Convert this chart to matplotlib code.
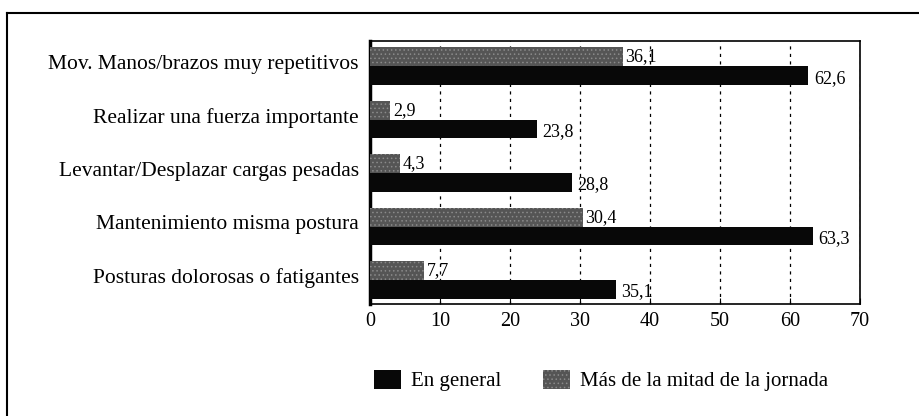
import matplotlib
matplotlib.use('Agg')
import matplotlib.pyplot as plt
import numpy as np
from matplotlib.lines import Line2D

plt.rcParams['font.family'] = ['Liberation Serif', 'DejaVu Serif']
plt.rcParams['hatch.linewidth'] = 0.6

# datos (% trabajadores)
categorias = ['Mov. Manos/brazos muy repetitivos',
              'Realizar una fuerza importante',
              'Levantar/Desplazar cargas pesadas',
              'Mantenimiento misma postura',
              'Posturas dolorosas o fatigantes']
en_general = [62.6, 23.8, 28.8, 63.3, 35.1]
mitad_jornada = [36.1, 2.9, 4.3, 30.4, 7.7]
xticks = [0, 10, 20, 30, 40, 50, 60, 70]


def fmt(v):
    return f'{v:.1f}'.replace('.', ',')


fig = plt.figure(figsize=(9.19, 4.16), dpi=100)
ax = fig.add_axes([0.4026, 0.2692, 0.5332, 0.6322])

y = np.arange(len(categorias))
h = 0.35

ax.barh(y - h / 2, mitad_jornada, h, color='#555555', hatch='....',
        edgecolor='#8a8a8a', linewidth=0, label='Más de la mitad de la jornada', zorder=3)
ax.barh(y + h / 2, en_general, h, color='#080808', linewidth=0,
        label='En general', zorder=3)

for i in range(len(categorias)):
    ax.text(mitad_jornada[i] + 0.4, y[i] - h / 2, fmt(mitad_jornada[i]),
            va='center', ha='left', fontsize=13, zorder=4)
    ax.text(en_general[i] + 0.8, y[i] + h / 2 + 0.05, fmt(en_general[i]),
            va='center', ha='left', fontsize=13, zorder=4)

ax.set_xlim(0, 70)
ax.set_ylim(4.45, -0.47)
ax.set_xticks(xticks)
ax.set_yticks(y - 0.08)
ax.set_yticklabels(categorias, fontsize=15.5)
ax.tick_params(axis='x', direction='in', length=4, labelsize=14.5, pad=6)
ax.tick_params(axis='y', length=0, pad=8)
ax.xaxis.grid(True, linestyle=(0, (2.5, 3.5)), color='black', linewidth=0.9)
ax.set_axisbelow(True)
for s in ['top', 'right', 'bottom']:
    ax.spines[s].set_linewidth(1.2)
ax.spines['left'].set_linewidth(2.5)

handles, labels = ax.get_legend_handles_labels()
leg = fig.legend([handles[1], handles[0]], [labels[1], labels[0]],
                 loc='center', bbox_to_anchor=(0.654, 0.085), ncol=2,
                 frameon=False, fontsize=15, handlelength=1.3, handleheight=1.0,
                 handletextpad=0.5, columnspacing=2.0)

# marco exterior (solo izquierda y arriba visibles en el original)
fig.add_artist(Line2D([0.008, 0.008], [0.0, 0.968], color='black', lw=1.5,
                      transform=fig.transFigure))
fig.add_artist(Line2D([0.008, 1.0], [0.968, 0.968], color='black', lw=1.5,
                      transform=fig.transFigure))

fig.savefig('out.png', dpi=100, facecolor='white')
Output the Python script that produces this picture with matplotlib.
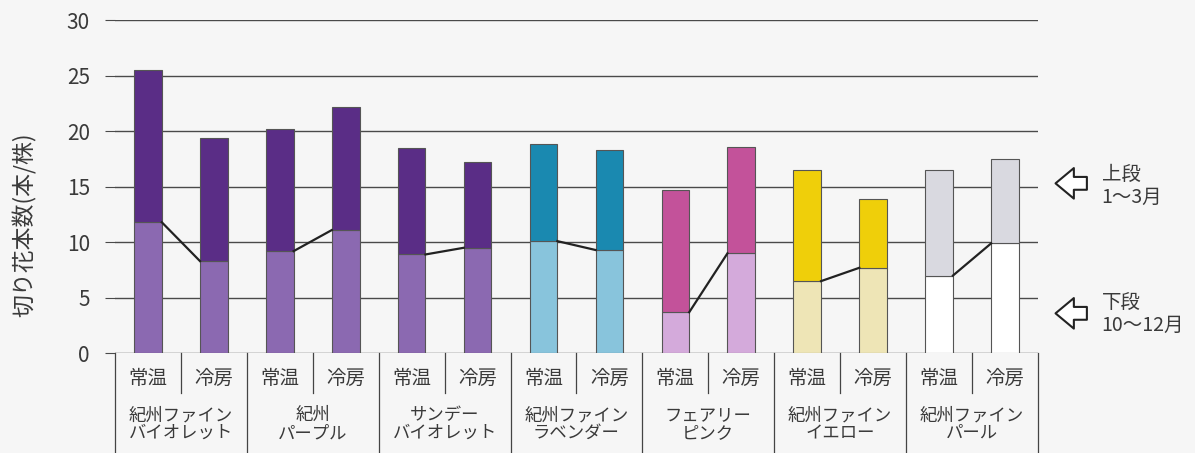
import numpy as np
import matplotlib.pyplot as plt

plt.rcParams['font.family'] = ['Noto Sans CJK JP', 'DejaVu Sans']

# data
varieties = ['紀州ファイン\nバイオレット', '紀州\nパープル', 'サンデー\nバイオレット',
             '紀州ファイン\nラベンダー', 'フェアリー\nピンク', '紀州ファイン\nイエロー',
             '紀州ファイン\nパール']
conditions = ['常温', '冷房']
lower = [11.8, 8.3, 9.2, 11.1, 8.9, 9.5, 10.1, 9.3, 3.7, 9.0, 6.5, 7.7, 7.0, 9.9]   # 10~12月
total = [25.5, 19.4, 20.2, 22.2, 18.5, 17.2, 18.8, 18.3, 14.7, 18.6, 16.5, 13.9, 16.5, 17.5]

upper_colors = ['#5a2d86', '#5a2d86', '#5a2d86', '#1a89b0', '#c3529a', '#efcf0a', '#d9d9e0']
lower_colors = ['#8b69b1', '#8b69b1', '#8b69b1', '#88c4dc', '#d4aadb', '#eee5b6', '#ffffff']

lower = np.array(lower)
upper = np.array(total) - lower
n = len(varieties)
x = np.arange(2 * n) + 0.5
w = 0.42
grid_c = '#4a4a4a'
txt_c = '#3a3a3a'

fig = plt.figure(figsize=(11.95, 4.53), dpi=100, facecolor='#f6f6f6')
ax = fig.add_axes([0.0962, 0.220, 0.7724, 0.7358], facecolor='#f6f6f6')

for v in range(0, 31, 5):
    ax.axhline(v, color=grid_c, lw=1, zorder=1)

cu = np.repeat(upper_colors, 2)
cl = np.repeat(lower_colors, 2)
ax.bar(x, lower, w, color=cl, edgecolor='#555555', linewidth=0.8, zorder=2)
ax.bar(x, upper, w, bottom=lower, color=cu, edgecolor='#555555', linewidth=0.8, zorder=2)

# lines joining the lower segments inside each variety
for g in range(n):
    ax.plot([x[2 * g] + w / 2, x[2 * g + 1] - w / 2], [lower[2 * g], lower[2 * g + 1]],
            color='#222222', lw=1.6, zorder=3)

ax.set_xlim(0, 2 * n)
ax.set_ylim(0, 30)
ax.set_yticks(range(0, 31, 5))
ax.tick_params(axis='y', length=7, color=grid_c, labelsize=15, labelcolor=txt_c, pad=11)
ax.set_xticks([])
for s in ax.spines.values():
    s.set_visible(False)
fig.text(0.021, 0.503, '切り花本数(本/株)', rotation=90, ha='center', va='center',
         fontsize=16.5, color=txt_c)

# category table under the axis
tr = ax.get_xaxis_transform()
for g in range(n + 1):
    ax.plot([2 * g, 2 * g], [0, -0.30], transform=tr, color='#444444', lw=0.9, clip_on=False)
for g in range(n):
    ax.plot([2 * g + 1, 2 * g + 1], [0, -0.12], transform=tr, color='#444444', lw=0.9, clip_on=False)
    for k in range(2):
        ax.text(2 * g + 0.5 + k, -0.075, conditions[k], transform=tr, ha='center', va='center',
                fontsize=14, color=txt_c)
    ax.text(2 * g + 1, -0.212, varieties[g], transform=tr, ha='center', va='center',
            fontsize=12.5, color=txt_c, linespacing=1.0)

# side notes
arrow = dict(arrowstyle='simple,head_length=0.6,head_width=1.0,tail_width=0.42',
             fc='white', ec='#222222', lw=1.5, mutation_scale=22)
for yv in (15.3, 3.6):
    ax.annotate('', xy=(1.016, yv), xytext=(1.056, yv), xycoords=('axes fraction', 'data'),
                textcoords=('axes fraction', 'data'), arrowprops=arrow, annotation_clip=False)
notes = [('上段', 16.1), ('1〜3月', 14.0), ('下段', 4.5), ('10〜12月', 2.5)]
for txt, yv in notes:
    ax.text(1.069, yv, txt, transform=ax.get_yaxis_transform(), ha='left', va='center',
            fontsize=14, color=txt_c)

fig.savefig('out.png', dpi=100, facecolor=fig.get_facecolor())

■ ■ ■ ■

* [Objective]: Where a line above holds the string "chart", show that line.

* [Response]:
Convert this chart to matplotlib code.

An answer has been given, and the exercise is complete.